We Love Thy House, O Lord
Photo Essay of the New Draper Utah Temple
Photography by Scot Facer Proctor
Text by Maurine Proctor

Editor's Note: The new Draper Utah Temple will be dedicated March 20, 21, and 22 in 12 sessions, with sessions for the stakes in the temple district at 11:30 am on Saturday and sessions for all other stakes in Utah at 4:30 pm on Sunday.

It is early morning in Salt Lake Valley's southeast-most corner--as high as you can go before you are in another valley--where a new temple stands expectant, awaiting dedication.

The sky is awash in pink and the sun has not yet tipped over the mountain's edge from where we stand.

To get good photos, we are used to beating the sun to our spot of choice.

Anyone familiar with Salt Lake Valley, knows how morning works. The dawn touches the western Oquirrh Mountains first, then gradually creeps across the valley, like an irresistible flood, while the eastern benches are still in the “shadows of the everlasting hills,” waiting for the light.

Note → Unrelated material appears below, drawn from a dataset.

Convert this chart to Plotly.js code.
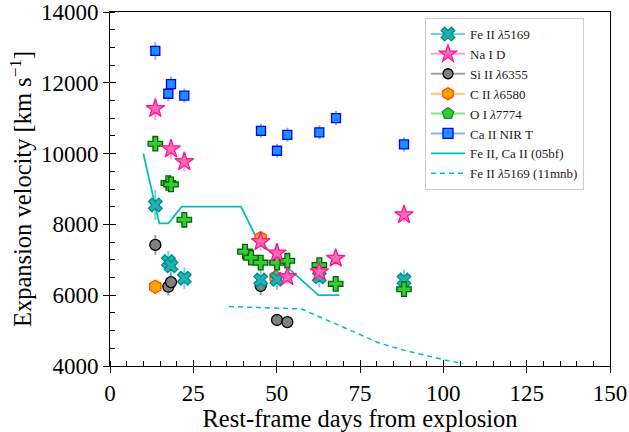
<!DOCTYPE html>
<html>
<head>
<meta charset="utf-8">
<script src="https://cdn.plot.ly/plotly-3.0.1.min.js"></script>
<style>html,body{margin:0;padding:0;background:#fff;}#chart{width:629px;height:432px;}</style>
</head>
<body>
<div id="chart"></div>
<script>
// Fe II λ5169
const feDays = [13.6, 17.5, 18.3, 22.3, 45.2, 50.1, 62.8, 88.2];
const feVel  = [8550, 6950, 6830, 6480, 6430, 6450, 6520, 6430];
const feErr  = [420, 300, 300, 300, 300, 300, 300, 280];
// Na I D
const naDays = [13.6, 18.3, 22.3, 45.2, 50.1, 53.2, 62.8, 67.7, 88.2];
const naVel  = [11270, 10130, 9770, 7510, 7190, 6520, 6660, 7040, 8270];
const naErr  = [320, 280, 280, 250, 250, 200, 200, 200, 200];
// Si II λ6355
const siDays = [13.6, 17.5, 18.3, 45.2, 50.1, 53.2];
const siVel  = [7420, 6240, 6370, 6260, 5300, 5240];
const siErr  = [280, 250, 250, 250, 120, 120];
// C II λ6580
const cDays = [13.6, 45.2, 49.7];
const cVel  = [6240, 7610, 6510];
const cErr  = [150, 200, 150];
// O I λ7774
const oDays = [13.6, 17.5, 18.3, 22.3, 40.5, 42.3, 45.2, 50.1, 53.2, 62.8, 67.7, 88.2];
const oVel  = [10280, 9170, 9130, 8130, 7230, 7060, 6920, 6920, 6975, 6850, 6320, 6170];
const oErr  = [150, 150, 150, 150, 120, 120, 120, 120, 120, 120, 120, 120];
// Ca II NIR T
const caDays = [13.6, 17.5, 18.3, 22.3, 45.3, 50.1, 53.2, 62.8, 67.8, 88.2];
const caVel  = [12900, 11690, 11960, 11640, 10640, 10080, 10530, 10600, 11000, 10260];
const caErr  = [250, 220, 220, 200, 200, 200, 200, 200, 200, 200];
// Fe II, Ca II (05bf)
const bfDays = [10, 13.2, 14.8, 17.5, 21.5, 39.3, 43.5, 48, 62.5, 68.8];
const bfVel  = [10000, 8700, 8030, 8030, 8500, 8500, 7700, 7230, 6000, 6000];
// Fe II λ5169 (11mnb)
const mnbDays = [35.7, 57.5, 81, 88, 100.5, 106];
const mnbVel  = [5680, 5610, 4640, 4450, 4170, 4070];

const names = ['Fe II <i>λ</i>5169', 'Na I D', 'Si II <i>λ</i>6355', 'C II <i>λ</i>6580',
               'O I <i>λ</i>7774', 'Ca II NIR T', 'Fe II, Ca II (05bf)', 'Fe II <i>λ</i>5169 (11mnb)'];

const FONT = '"Liberation Serif", "DejaVu Serif", serif';

function pts(x, y, e, sym, fill, edge, errc, size) {
  return {
    type: 'scatter', mode: 'markers', x: x, y: y, showlegend: false,
    error_y: {type: 'data', array: e, visible: true, color: errc, thickness: 2, width: 0},
    marker: {symbol: sym, size: size, color: fill, line: {color: edge, width: 1.3}},
    hoverinfo: 'x+y'
  };
}
function proxy(name, sym, fill, edge, linec, size) {
  return {
    type: 'scatter', mode: 'lines+markers', x: [null], y: [null], name: name,
    xaxis: 'x2', yaxis: 'y2',
    line: {color: linec, width: 2},
    marker: {symbol: sym, size: size, color: fill, line: {color: edge, width: 1.3}}
  };
}

const data = [
  {type: 'scatter', mode: 'lines', x: bfDays, y: bfVel, showlegend: false,
   line: {color: '#00bfbf', width: 1.8}},
  {type: 'scatter', mode: 'lines', x: mnbDays, y: mnbVel, showlegend: false,
   line: {color: '#00bfbf', width: 1.5, dash: '5px,4px'}},
  pts(cDays, cVel, cErr, 'hexagon', '#ffa500', '#ff4500', 'rgba(255,165,0,0.6)', 13),
  pts(siDays, siVel, siErr, 'circle', '#808080', '#000000', 'rgba(100,100,100,0.6)', 11),
  pts(feDays, feVel, feErr, 'x', '#20b2b2', '#008b8b', 'rgba(0,190,190,0.6)', 12),
  pts(oDays, oVel, oErr, 'cross', '#32cd32', '#006400', 'rgba(50,205,50,0.6)', 12),
  pts(naDays, naVel, naErr, 'star', '#ff69b4', '#ff1493', 'rgba(255,105,180,0.6)', 14),
  pts(caDays, caVel, caErr, 'square', '#1e90ff', '#0000ff', 'rgba(30,144,255,0.6)', 9),
  proxy(names[0], 'x', '#20b2b2', '#008b8b', 'rgba(0,190,190,0.6)', 12),
  proxy(names[1], 'star', '#ff69b4', '#ff1493', 'rgba(255,105,180,0.6)', 13),
  proxy(names[2], 'circle', '#808080', '#000000', 'rgba(100,100,100,0.6)', 10),
  proxy(names[3], 'hexagon', '#ffa500', '#ff4500', 'rgba(255,165,0,0.6)', 12),
  proxy(names[4], 'pentagon', '#32cd32', '#228b22', 'rgba(50,205,50,0.6)', 12),
  proxy(names[5], 'square', '#1e90ff', '#0000ff', 'rgba(30,144,255,0.6)', 10),
  {type: 'scatter', mode: 'lines', x: [null], y: [null], name: names[6], xaxis: 'x2', yaxis: 'y2',
   line: {color: '#00bfbf', width: 1.8}},
  {type: 'scatter', mode: 'lines', x: [null], y: [null], name: names[7], xaxis: 'x2', yaxis: 'y2',
   line: {color: '#00bfbf', width: 1.5, dash: '5px,4px'}}
];

const axBase = {showgrid: false, zeroline: false, color: '#000', linecolor: '#000', linewidth: 1};
const layout = {
  width: 629, height: 432,
  margin: {l: 110, r: 19, t: 12, b: 66, pad: 0},
  paper_bgcolor: '#fff', plot_bgcolor: '#fff',
  font: {family: FONT, color: '#000', size: 23},
  showlegend: true,
  legend: {x: 0.63, y: 0.983, xanchor: 'left', yanchor: 'top',
           bgcolor: '#fff', bordercolor: '#cccccc', borderwidth: 1,
           font: {family: FONT, size: 13, color: '#222'}, tracegroupgap: 0, itemwidth: 34},
  xaxis: Object.assign({}, axBase, {
    range: [0, 150], dtick: 25, tick0: 0, ticks: 'outside', ticklen: 6, tickwidth: 1,
    showline: true, mirror: true, tickformat: 'd', ticklabeloverflow: 'allow',
    minor: {dtick: 5, ticks: 'inside', ticklen: 5, tickcolor: '#000', tickwidth: 1},
    tickfont: {family: FONT, size: 23},
    title: {text: 'Rest-frame days from explosion', font: {family: FONT, size: 24.5}, standoff: 2}
  }),
  yaxis: Object.assign({}, axBase, {
    range: [4000, 14000], dtick: 2000, tick0: 4000, ticks: 'outside', ticklen: 6, tickwidth: 1,
    showline: true, mirror: true, tickformat: 'd', ticklabeloverflow: 'allow',
    minor: {dtick: 500, ticks: 'inside', ticklen: 5, tickcolor: '#000', tickwidth: 1},
    tickfont: {family: FONT, size: 23},
    title: {text: 'Expansion velocity [km s<sup>−1</sup>]', font: {family: FONT, size: 24.5}, standoff: 2}
  }),
  xaxis2: Object.assign({}, axBase, {
    overlaying: 'x', range: [0, 150], dtick: 25, tick0: 0, ticks: 'inside', ticklen: 6,
    showticklabels: false, showline: false, side: 'bottom'
  }),
  yaxis2: Object.assign({}, axBase, {
    overlaying: 'y', range: [4000, 14000], dtick: 2000, tick0: 4000, ticks: 'inside', ticklen: 6,
    showticklabels: false, showline: false, side: 'left'
  })
};

Plotly.newPlot('chart', data, layout, {displayModeBar: false, staticPlot: true});
</script>
</body>
</html>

Today morning light already fires the golden spire of the yet unfinished Oquirrh Mountain temple across the valley, while the new Draper Temple where we are still stands in a gray dimness, not yet aflame by the sun.

The Jordan River Temple, also easily viewed from our southeast perch in the valley, will soon have light wash over it as well.

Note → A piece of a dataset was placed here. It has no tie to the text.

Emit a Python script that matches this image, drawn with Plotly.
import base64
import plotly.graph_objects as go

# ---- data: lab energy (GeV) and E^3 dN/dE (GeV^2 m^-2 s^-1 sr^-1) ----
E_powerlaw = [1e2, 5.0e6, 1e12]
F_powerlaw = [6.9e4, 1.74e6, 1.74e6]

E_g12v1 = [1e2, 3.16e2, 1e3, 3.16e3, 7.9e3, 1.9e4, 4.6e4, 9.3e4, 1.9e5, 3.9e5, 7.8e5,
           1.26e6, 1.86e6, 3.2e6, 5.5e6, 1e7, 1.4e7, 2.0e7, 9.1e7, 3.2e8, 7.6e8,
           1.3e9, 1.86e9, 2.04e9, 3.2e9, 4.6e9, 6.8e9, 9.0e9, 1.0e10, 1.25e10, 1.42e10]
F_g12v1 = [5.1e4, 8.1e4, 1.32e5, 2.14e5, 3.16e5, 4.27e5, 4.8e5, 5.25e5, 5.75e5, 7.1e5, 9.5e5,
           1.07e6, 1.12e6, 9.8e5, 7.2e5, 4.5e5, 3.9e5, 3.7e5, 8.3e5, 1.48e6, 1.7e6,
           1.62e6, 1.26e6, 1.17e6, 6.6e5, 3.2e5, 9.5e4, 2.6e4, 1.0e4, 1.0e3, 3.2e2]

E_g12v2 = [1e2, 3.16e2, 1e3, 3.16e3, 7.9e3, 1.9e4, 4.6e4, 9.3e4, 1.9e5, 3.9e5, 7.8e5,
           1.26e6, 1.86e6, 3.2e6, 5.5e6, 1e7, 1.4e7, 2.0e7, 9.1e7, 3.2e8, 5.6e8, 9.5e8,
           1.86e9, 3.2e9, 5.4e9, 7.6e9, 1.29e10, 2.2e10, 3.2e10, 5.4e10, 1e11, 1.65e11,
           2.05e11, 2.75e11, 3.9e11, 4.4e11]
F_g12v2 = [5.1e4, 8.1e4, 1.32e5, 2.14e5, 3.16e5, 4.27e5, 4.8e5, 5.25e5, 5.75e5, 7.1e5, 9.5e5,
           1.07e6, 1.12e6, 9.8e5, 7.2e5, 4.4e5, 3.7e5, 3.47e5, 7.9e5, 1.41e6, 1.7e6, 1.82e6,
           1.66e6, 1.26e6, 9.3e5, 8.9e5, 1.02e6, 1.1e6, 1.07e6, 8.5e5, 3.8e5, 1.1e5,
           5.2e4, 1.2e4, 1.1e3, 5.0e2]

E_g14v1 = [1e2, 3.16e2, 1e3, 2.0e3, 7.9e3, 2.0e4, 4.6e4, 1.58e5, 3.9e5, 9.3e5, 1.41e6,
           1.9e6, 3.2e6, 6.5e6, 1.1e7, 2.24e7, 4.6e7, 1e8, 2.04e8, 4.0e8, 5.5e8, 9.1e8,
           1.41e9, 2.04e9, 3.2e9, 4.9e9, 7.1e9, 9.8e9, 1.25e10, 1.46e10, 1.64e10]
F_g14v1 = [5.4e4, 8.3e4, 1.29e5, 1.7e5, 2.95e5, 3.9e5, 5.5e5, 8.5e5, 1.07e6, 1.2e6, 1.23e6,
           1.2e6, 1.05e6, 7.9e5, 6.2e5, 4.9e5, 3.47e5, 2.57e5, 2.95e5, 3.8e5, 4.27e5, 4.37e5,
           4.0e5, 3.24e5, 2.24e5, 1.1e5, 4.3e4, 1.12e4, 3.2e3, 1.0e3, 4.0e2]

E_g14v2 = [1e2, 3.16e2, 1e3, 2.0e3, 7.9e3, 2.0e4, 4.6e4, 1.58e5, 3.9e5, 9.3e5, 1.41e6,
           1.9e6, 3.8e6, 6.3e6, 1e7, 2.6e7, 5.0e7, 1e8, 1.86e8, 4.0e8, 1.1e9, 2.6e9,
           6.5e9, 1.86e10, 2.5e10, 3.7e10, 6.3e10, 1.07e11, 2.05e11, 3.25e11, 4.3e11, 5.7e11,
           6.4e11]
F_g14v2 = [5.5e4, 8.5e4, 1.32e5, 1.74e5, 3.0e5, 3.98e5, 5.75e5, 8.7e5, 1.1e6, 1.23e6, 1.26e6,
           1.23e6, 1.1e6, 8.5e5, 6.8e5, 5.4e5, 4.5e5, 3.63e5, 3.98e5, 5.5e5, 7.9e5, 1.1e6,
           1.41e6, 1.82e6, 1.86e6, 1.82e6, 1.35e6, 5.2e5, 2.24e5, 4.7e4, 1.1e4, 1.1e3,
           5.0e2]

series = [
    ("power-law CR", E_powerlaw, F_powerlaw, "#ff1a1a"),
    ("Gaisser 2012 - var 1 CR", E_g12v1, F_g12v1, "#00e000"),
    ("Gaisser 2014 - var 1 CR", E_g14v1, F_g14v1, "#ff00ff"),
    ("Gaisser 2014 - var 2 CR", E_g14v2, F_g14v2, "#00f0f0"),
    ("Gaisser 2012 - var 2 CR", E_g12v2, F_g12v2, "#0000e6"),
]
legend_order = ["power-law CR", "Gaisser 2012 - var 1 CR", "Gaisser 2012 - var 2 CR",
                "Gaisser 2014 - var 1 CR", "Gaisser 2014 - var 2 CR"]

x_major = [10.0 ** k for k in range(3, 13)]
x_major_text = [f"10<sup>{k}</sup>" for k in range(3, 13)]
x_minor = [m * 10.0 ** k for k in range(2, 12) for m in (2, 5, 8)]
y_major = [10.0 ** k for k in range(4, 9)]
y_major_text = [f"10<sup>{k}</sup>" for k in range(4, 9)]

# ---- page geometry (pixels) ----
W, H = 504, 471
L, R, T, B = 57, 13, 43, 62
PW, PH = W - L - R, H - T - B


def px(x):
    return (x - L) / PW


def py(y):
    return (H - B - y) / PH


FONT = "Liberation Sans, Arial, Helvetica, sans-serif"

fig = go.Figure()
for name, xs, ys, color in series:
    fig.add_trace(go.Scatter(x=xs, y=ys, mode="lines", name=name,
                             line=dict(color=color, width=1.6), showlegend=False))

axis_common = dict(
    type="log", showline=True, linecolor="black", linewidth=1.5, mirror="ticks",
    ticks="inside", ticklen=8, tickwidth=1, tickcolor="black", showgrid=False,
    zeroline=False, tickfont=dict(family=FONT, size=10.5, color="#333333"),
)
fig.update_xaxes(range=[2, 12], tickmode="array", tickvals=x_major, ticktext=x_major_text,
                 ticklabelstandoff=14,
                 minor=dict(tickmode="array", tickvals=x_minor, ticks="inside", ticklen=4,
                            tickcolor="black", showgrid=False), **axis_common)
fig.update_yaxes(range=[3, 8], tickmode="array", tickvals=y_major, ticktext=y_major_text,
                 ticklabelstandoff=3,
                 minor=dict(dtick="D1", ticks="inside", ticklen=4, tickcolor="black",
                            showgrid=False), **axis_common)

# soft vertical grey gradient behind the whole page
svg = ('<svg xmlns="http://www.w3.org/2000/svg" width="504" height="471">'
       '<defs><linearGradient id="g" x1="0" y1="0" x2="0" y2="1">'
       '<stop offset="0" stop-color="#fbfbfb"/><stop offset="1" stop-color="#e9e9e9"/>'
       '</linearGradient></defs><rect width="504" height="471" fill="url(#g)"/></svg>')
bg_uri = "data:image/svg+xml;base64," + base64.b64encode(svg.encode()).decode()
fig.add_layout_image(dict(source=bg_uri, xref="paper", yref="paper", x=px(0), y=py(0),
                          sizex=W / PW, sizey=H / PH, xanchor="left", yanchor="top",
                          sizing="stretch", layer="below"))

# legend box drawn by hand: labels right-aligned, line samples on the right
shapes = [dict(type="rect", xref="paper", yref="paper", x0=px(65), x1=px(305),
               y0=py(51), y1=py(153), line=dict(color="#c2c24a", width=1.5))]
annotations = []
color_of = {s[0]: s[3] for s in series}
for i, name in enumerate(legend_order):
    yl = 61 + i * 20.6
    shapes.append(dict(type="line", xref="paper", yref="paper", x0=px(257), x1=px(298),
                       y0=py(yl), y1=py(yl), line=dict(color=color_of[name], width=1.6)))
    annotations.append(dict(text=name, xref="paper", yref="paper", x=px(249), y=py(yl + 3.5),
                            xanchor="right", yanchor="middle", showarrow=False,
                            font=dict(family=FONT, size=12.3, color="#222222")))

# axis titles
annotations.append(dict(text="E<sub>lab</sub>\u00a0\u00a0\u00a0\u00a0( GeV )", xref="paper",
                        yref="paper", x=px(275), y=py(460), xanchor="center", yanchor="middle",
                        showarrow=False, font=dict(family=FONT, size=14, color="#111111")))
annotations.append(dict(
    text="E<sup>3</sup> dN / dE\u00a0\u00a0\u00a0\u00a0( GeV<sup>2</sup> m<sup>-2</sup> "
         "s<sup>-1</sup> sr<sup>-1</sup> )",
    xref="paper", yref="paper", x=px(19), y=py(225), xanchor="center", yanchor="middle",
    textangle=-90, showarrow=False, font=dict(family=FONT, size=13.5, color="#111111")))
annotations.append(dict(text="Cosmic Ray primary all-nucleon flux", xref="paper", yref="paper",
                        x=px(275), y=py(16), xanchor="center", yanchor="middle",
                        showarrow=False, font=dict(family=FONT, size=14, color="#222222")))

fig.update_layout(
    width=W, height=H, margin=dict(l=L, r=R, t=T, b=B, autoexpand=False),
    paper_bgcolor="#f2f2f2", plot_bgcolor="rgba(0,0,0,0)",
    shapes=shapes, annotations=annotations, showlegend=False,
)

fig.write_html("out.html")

Then something wonderful happens, as the sky begins to glow behind the Draper Temple. In this spring equinox, the sun is coming up and shining right through the saddle where the temple sits, flowing like a river across the temple while all around it still sleeps in shadow. It catches the first radiance on this side of the valley.

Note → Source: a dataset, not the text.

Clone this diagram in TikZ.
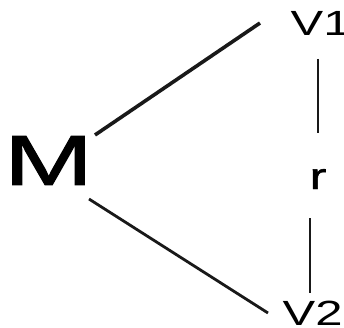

This is a metaphor, a celebration of another new temple in the Salt Lake Valley, where four temples dot the landscape, close enough that you can see them all from a high enough vantage in the valley. This is the home of a temple-attending people and their faith has brought them another House of God.

Moroni's golden trump is lit first in this sunrise, followed quickly by the entire southeast corner of the temple. The southeast cornerstone was the first one laid in Kirtland and Nauvoo, the first one laid in Salt Lake, where Brigham Young told the Saints "we commence by laying the stone on the south-east corner, because there is the most light."

The southeast cornerstone has traditionally been the first one placed, and thus became the chief cornerstone, another name for Christ. He and the plan he made possible through his atonement are the very foundation of the temple.

On this morning when spring is just about here, the once skeletal trees are beginning to hint at new life, tight buds that will become leaf and flower, fulfilment.